## WHAT TO DO
Give the data below again exactly as it stands. Omit the pictures.

## DATASET SECTION
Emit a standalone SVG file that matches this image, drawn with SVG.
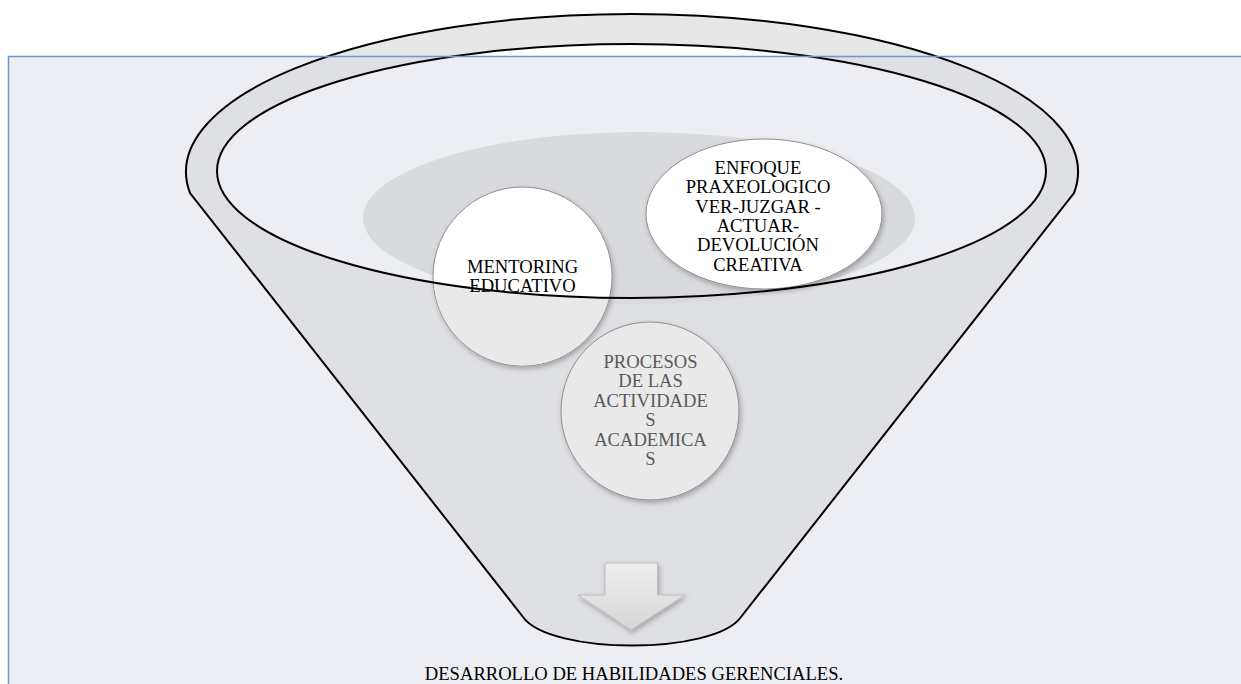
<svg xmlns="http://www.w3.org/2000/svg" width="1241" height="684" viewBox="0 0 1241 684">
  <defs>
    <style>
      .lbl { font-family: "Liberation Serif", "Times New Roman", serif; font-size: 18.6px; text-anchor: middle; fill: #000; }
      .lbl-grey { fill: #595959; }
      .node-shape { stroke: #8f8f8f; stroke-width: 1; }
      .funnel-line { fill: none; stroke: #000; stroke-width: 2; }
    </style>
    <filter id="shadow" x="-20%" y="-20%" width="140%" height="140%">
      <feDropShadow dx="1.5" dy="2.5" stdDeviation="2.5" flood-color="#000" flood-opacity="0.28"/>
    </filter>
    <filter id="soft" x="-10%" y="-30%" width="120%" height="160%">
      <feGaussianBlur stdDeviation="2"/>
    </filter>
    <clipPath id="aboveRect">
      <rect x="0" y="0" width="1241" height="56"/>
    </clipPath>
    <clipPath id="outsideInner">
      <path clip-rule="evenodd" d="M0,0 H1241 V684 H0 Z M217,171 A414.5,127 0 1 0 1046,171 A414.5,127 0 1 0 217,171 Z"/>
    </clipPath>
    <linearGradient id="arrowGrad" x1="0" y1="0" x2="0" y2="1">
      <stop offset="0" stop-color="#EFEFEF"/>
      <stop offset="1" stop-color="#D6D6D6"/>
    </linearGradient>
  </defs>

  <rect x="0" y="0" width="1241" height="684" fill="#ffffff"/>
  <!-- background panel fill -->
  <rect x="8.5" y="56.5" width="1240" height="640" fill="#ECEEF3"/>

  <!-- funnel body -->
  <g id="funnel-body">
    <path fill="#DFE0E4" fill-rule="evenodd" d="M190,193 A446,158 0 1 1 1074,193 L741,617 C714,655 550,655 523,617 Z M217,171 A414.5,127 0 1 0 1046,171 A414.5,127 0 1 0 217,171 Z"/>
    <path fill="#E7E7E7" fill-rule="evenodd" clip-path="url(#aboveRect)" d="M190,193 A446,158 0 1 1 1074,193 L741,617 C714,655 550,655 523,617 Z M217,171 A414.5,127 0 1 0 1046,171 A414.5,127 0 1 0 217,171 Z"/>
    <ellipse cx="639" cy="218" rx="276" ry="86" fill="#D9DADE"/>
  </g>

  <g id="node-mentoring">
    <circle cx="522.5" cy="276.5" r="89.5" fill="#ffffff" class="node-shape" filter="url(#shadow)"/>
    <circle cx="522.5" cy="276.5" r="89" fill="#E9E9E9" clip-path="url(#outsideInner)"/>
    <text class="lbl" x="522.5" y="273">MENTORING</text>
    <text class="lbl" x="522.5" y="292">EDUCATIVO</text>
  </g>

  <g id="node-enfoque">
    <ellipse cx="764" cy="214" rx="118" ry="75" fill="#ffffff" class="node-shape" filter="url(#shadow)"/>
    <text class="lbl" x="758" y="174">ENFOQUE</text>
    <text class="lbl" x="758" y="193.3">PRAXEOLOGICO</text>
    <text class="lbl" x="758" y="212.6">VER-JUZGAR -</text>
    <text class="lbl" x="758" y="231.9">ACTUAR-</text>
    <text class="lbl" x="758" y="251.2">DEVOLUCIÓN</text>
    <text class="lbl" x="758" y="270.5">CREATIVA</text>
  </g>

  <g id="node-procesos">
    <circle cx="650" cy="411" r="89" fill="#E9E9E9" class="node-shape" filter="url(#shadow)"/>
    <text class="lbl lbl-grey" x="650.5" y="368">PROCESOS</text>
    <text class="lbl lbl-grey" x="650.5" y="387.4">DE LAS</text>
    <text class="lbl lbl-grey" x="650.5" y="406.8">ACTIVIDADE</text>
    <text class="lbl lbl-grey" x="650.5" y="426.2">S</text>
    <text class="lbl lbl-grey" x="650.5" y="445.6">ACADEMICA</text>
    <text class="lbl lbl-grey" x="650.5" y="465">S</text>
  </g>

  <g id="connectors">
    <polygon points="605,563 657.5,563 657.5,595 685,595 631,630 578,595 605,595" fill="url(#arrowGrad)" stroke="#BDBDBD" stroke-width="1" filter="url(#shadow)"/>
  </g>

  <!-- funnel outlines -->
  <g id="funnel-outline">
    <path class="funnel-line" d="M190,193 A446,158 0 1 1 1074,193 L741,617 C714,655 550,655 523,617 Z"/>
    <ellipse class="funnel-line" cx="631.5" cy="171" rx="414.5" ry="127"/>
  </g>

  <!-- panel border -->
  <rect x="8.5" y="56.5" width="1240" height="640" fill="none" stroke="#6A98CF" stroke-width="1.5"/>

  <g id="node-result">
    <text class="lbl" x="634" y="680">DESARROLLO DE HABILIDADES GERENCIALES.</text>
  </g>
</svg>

## RESULT OF THIS TASK
Emit a standalone SVG file that matches this image, drawn with SVG.
<svg xmlns="http://www.w3.org/2000/svg" width="1241" height="684" viewBox="0 0 1241 684">
  <defs>
    <style>
      .lbl { font-family: "Liberation Serif", "Times New Roman", serif; font-size: 18.6px; text-anchor: middle; fill: #000; }
      .lbl-grey { fill: #595959; }
      .node-shape { stroke: #8f8f8f; stroke-width: 1; }
      .funnel-line { fill: none; stroke: #000; stroke-width: 2; }
    </style>
    <filter id="shadow" x="-20%" y="-20%" width="140%" height="140%">
      <feDropShadow dx="1.5" dy="2.5" stdDeviation="2.5" flood-color="#000" flood-opacity="0.28"/>
    </filter>
    <filter id="soft" x="-10%" y="-30%" width="120%" height="160%">
      <feGaussianBlur stdDeviation="2"/>
    </filter>
    <clipPath id="aboveRect">
      <rect x="0" y="0" width="1241" height="56"/>
    </clipPath>
    <clipPath id="outsideInner">
      <path clip-rule="evenodd" d="M0,0 H1241 V684 H0 Z M217,171 A414.5,127 0 1 0 1046,171 A414.5,127 0 1 0 217,171 Z"/>
    </clipPath>
    <linearGradient id="arrowGrad" x1="0" y1="0" x2="0" y2="1">
      <stop offset="0" stop-color="#EFEFEF"/>
      <stop offset="1" stop-color="#D6D6D6"/>
    </linearGradient>
  </defs>

  <rect x="0" y="0" width="1241" height="684" fill="#ffffff"/>
  <!-- background panel fill -->
  <rect x="8.5" y="56.5" width="1240" height="640" fill="#ECEEF3"/>

  <!-- funnel body -->
  <g id="funnel-body">
    <path fill="#DFE0E4" fill-rule="evenodd" d="M190,193 A446,158 0 1 1 1074,193 L741,617 C714,655 550,655 523,617 Z M217,171 A414.5,127 0 1 0 1046,171 A414.5,127 0 1 0 217,171 Z"/>
    <path fill="#E7E7E7" fill-rule="evenodd" clip-path="url(#aboveRect)" d="M190,193 A446,158 0 1 1 1074,193 L741,617 C714,655 550,655 523,617 Z M217,171 A414.5,127 0 1 0 1046,171 A414.5,127 0 1 0 217,171 Z"/>
    <ellipse cx="639" cy="218" rx="276" ry="86" fill="#D9DADE"/>
  </g>

  <g id="node-mentoring">
    <circle cx="522.5" cy="276.5" r="89.5" fill="#ffffff" class="node-shape" filter="url(#shadow)"/>
    <circle cx="522.5" cy="276.5" r="89" fill="#E9E9E9" clip-path="url(#outsideInner)"/>
    <text class="lbl" x="522.5" y="273">MENTORING</text>
    <text class="lbl" x="522.5" y="292">EDUCATIVO</text>
  </g>

  <g id="node-enfoque">
    <ellipse cx="764" cy="214" rx="118" ry="75" fill="#ffffff" class="node-shape" filter="url(#shadow)"/>
    <text class="lbl" x="758" y="174">ENFOQUE</text>
    <text class="lbl" x="758" y="193.3">PRAXEOLOGICO</text>
    <text class="lbl" x="758" y="212.6">VER-JUZGAR -</text>
    <text class="lbl" x="758" y="231.9">ACTUAR-</text>
    <text class="lbl" x="758" y="251.2">DEVOLUCIÓN</text>
    <text class="lbl" x="758" y="270.5">CREATIVA</text>
  </g>

  <g id="node-procesos">
    <circle cx="650" cy="411" r="89" fill="#E9E9E9" class="node-shape" filter="url(#shadow)"/>
    <text class="lbl lbl-grey" x="650.5" y="368">PROCESOS</text>
    <text class="lbl lbl-grey" x="650.5" y="387.4">DE LAS</text>
    <text class="lbl lbl-grey" x="650.5" y="406.8">ACTIVIDADE</text>
    <text class="lbl lbl-grey" x="650.5" y="426.2">S</text>
    <text class="lbl lbl-grey" x="650.5" y="445.6">ACADEMICA</text>
    <text class="lbl lbl-grey" x="650.5" y="465">S</text>
  </g>

  <g id="connectors">
    <polygon points="605,563 657.5,563 657.5,595 685,595 631,630 578,595 605,595" fill="url(#arrowGrad)" stroke="#BDBDBD" stroke-width="1" filter="url(#shadow)"/>
  </g>

  <!-- funnel outlines -->
  <g id="funnel-outline">
    <path class="funnel-line" d="M190,193 A446,158 0 1 1 1074,193 L741,617 C714,655 550,655 523,617 Z"/>
    <ellipse class="funnel-line" cx="631.5" cy="171" rx="414.5" ry="127"/>
  </g>

  <!-- panel border -->
  <rect x="8.5" y="56.5" width="1240" height="640" fill="none" stroke="#6A98CF" stroke-width="1.5"/>

  <g id="node-result">
    <text class="lbl" x="634" y="680">DESARROLLO DE HABILIDADES GERENCIALES.</text>
  </g>
</svg>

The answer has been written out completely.